I went to the Paull commander. I told him the thing was beginning to become an obsession with me.
‘It is with all of us,’ he replied.
‘But if only I could grasp a fraction of their problem! Look, we come out here all this way ahead to help them – and still we don’t know what we’re helping them from .’
‘We know why we’re helping them, Edmark. The burden of carrying on the race, of breeding a new and more stable generation, is on them. Keep your eye on that, if possible.’
Perhaps his smile was a shade too placating; it made me remember that to him we were ‘the Children’.
‘Look,’ I said pugnaciously. ‘If those shambling failures can’t tell us what’s happened to them, you can. Either you tell me, or we pack up and go home. Our fellows have the creeps, I tell you!

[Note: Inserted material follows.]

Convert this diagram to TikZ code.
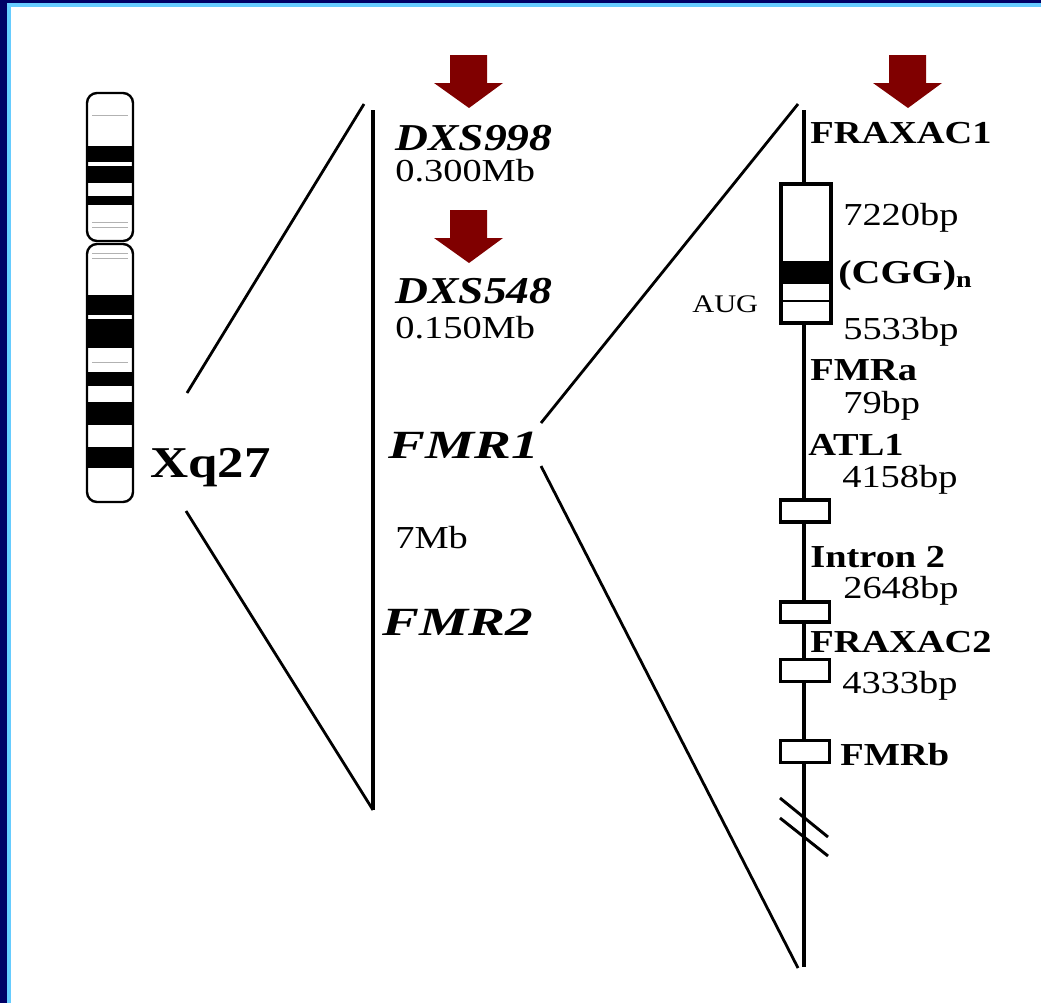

Now what – explicitly – is or was wrong with these Zombies?’
The commander laughed.
‘We don’t know,’ he said. ‘We don’t know, and that’s all there is to it.’
He stood up then, austere, tall. He went and looked out of the window, hands behind his back, and I could tell by his eyes he was looking at Failed Men, down there in the pale afternoon.
He turned and said to me: ‘This sanatorium was designed for Failed Men. But we’re filling up with relief staff instead; they’ve let the problem get them by the throats.’
‘I can understand that,’ I said. ‘I shall be there myself if I don’t get to the root of it, racing the others up the wall.’
He held up his hand.
‘That’s what they all say. But there is no root of it to get at, or none we can comprehend, or else we are part of the root ourselves. If you could only categorise their failure it would be something: religious, spiritual, economic …’
‘So it’s got you too!’ I said.
‘Look,’ I said suddenly. ‘You’ve got the time ships. Go back and see what the problem was!’
The solution was so simple I couldn’t think how they had overlooked it; but of course they hadn’t overlooked it.